= Holland and Sons =

English cabinet maker of the 19th and early 20th centuries

The English firm of Holland & Sons (1803–1942) became from 1843 one of the largest and most successful cabinet makers, and a rival to Gillows of Lancaster and London.

The company's labelled Day books are now housed in the Victoria and Albert Museum Archive of Art and Design where they present a virtual "who's who" of nineteenth century society.

The company was established in 1803 by Stephen Taprell and William Holland, a relation of the architect Henry Holland. Always on the leading edge of fashion, Holland & Sons employed some of England's foremost designers and participated in all of the International Exhibitions of 1851, 1855, 1862, 1867, 1872 and 1878. Holland and Sons also participated in many of the leading international exhibitions including London in 1862, Vienna in 1873 and Paris in 1867 and 1872.

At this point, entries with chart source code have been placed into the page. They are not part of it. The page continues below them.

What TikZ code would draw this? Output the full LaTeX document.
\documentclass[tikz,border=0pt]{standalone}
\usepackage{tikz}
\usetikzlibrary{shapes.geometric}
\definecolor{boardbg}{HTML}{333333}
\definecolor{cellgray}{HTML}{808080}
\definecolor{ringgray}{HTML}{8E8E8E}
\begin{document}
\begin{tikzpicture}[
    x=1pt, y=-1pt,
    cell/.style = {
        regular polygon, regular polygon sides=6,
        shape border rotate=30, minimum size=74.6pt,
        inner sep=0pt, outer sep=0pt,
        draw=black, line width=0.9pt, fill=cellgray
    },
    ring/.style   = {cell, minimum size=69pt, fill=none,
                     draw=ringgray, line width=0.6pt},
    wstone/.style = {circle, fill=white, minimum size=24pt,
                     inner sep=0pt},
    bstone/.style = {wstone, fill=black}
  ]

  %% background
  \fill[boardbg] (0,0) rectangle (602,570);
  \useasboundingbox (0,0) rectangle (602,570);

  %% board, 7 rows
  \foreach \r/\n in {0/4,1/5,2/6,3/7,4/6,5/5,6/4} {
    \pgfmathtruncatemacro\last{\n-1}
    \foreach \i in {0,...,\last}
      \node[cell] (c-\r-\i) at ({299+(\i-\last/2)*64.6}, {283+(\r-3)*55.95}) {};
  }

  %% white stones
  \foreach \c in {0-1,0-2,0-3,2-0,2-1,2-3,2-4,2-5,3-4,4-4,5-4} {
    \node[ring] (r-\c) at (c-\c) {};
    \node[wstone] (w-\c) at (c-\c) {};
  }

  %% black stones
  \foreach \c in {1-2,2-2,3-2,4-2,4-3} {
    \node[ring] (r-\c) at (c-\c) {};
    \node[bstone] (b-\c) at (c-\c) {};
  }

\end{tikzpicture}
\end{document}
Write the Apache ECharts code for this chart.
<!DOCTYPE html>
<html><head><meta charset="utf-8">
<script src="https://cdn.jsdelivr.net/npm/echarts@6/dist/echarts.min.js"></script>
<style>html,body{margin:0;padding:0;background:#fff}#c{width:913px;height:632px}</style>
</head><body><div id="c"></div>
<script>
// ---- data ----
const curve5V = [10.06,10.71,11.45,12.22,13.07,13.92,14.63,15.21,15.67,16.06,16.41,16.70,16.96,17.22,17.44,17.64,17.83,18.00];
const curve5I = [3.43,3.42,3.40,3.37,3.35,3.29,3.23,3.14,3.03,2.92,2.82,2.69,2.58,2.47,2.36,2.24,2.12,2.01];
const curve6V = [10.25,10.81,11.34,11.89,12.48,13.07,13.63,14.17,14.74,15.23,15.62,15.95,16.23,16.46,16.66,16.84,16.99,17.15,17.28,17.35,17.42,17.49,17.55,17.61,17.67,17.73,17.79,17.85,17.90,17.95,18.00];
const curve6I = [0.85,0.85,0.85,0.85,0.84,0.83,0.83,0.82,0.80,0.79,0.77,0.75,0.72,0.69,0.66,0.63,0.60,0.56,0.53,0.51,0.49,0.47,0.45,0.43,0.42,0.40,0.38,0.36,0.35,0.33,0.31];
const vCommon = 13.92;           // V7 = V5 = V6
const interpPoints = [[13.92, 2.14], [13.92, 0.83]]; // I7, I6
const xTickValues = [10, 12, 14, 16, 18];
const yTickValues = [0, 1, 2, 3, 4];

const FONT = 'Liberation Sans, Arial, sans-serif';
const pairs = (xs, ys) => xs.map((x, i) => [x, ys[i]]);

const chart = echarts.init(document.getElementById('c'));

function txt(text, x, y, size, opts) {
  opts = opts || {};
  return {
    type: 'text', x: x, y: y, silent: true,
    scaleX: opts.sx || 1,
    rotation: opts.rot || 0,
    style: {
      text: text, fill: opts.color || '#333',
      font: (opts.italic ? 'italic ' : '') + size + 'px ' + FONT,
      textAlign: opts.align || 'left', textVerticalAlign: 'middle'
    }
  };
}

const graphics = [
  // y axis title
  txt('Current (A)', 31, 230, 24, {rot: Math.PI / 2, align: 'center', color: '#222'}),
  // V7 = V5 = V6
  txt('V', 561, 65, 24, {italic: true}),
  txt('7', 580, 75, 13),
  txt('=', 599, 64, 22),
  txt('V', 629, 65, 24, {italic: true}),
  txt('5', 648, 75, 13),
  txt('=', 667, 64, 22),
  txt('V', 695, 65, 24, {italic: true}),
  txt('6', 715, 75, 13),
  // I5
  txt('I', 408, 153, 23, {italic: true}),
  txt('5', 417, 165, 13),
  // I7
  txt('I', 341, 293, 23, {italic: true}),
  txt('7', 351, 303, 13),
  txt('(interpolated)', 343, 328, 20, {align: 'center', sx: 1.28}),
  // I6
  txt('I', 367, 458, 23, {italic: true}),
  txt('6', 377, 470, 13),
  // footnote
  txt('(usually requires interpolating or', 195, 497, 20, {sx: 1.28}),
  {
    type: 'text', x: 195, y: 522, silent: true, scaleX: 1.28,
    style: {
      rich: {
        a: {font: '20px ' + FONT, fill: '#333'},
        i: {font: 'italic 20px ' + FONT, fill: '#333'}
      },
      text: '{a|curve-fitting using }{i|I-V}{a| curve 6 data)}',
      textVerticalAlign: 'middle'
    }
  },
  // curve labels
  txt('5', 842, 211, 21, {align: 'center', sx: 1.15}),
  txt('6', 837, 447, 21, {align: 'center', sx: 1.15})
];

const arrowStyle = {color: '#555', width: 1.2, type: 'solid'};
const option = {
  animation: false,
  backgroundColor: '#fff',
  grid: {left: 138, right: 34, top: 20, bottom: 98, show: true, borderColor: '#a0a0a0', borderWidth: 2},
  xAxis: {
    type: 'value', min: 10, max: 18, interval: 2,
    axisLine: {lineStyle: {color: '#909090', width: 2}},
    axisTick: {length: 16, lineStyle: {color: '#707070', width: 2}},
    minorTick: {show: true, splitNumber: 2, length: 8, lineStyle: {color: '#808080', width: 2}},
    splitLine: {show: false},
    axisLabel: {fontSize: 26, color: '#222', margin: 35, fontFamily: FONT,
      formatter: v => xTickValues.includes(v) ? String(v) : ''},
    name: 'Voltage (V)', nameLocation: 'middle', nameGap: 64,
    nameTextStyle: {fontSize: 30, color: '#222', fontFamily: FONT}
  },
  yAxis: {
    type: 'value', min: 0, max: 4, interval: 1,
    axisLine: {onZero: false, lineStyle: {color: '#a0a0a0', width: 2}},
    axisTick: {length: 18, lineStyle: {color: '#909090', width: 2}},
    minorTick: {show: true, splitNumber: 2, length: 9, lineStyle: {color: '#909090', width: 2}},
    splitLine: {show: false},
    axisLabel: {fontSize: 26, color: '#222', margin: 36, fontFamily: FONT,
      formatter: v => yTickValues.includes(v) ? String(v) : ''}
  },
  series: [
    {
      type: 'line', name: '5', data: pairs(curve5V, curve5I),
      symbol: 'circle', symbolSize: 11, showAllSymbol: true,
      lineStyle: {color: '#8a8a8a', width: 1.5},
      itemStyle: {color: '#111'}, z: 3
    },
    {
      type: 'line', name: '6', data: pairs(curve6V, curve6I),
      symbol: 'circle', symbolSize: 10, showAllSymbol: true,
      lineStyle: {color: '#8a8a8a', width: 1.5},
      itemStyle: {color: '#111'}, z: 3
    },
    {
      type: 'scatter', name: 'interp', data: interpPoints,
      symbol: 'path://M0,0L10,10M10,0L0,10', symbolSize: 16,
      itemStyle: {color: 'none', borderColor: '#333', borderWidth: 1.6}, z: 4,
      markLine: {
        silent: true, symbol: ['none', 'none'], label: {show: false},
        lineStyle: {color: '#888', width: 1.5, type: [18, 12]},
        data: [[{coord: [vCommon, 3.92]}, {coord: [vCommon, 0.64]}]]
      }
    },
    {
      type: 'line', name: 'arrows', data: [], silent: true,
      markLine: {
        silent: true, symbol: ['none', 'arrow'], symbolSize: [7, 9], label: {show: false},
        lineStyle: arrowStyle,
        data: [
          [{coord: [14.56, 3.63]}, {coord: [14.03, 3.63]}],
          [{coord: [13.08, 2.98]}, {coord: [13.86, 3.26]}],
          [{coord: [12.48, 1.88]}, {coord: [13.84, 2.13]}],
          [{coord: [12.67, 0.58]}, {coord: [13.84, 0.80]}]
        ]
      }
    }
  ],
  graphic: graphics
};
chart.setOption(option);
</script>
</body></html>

After a brief period in which the company was known as Taprell, Holland & Son c.1835-43, William Holland gained sole command after the senior partner Taprell's retirement. From 1843 onwards they were known as Holland and Sons. The relationship between builder and cabinet maker is similar to another leading Victorian firm, Trollope and Sons.

Their earliest known commission was to furnish the Athenaeum Club, London, 1824- 1838. They also worked alongside the prestigious firm of Thomas Dowbiggin at Osborne House, and eventually took over their premises and business at 23 Mount Street, London in 1851 and 1853 respectively. In 1851, when the company was based in Mount Street and employed 351 people, they won a prize at the Great Exhibition for a bookcase. By then, after being granted a Royal Warrant of Appointment (United Kingdom) early in the reign of Queen Victoria, they had already taken a leading part in the decoration and furnishing of Osborne House, Sandringham House, Balmoral Castle, Windsor Castle and the apartments of the Prince and Princess of Wales at Marlborough House, executing numerous exceptional pieces of furniture. Holland and Sons also executed over three hundred separate commissions for the British Government, including the Palace of Westminster, the Victoria and Albert Museum, and oversaw the State funeral of Arthur Wellesley, 1st Duke of Wellington. One of their celebrated private commissions was a suite of bedroom furniture for the late Sir Harold Augustus Wernher, 3rd Baronet at Luton Hoo. During the latter half of the 19th century, Holland and Sons also supplied furniture for such notable London clubs as the Reform Club and the Oxford and Cambridge Club. They shared the commission for the new Palace of Westminster with Gillows.

A pair of Royal Victorian gilt-bronze mounted tulipwood, yewwood, amboyna, harewood, and ivory marquetry center tables sold for US$1,052,500 at Sotheby's in 2011.